A handful of large retailers, including Target, AutoZone and RH, were identified as the most exposed, according to a JP Morgan analysis. But it is the smaller, independent stores that many fear will struggle that face the most hurdles in rebuilding and reopening.  

Both the Pacific Palisades and Altadena, which have each seen thousands of homes destroyed and the temporary relocation of residents, were filled with their own small shops, retail favorites and mom-and-pop commercial landlords. The Palisades in particular, due to its more secluded location, had a more self-contained retail market. 

These two neighborhoods don’t represent a significant amount of square footage in the grand scheme of the larger Los Angeles retail market, said JLL National Agency Retail Lead Chris Wilson. 

In Palisades, developments along Sunset Boulevard, including lots of small independent businesses, are gone. Additionally, the local population, which serves as the demand driver for these businesses, has departed, Greenfelder said.

Altadena retail recovery may struggle in a different sense. The area isn’t as high-income as the Palisades, meaning fewer residents with significant enough resources to rebuild and perhaps a slower time recovering population and local demand. 

This displacement will have long-term impacts on local and even regional retail and real estate, with small businesses seeking to reconnect with customers and a larger CRE market that already faces a shortage of new storefront real estate seeking to adjust.

“We already had a retail shortage,” said NewMark Merrill Cos. CEO Sandy Sigal. 

“We effectively haven’t had any new construction on the margins for several years.
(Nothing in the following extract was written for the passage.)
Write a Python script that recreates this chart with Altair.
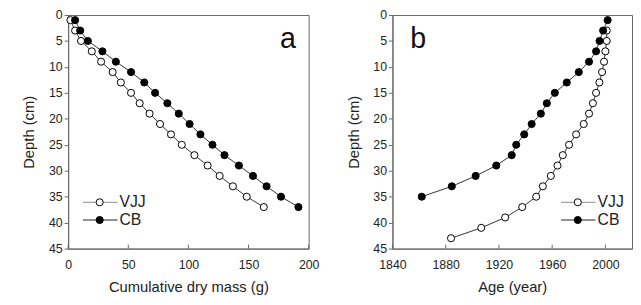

This is going to drive the fundamentals stronger, and for certain communities, to the breaking point.”

Damage from the Palisades fire on Jan. 19, 2025.

2024 Moody’s analysis of the Los Angeles region found just shy of 70M total SF of retail inventory, with 8.1% vacancy, some of the lowest in the nation. 

Sigal believes there will be a significant number of relocations and temporary pop-ups featuring many businesses that lost their homes to the fire. He said his company is already in talks with some owners, especially restaurant owners, to have them hold pop-ups at NewMark Merrill properties in Los Angeles, including sites in Thousand Oaks and Inglewood. 

Going forward, displaced businesses will likely be looking at how population centers have and will shift, Sigal said. He predicts many will sign shorter-term leases, perhaps three to five years, in anticipation of trying to move — or move back — once rebuilding has picked up more momentum. 

Other commercial sectors may see boosts during the early reconstruction period. Piper Sandler Managing Director Alexander Goldfarb suggested in an early analysis that office and warehouses on the Westside might benefit, given the need to store materials for rebuilding and the demand for lawyers, architects and others connected to reconstruction efforts.

Sigal also believes that as retail rebuilds in neighborhoods like Altadena or the Palisades, they will phase in development, open smaller versions as neighbors start rebuilding and moving back, and then expand as the neighborhood begins to fill out. 

Long-term owners could find themselves with a chance to change their space and update outdated physical conditions in a way they couldn’t afford previously. Owners will need to rethink the value of their property, replacement costs and whether or not it’s the highest and best use of the land. The Altus Group analysis found that the average retail or mixed-use property in Altadena and the Palisades was first constructed in the 1950s. 

“[Owners] are going to look and say, ‘Is there a demand for what I do, and what I’m rebuilding today, and how does the insurance all play with that story?’” Sigal said. “I think these communities’ best days may actually still be ahead of them. It’s just going to be a long haul to get there.”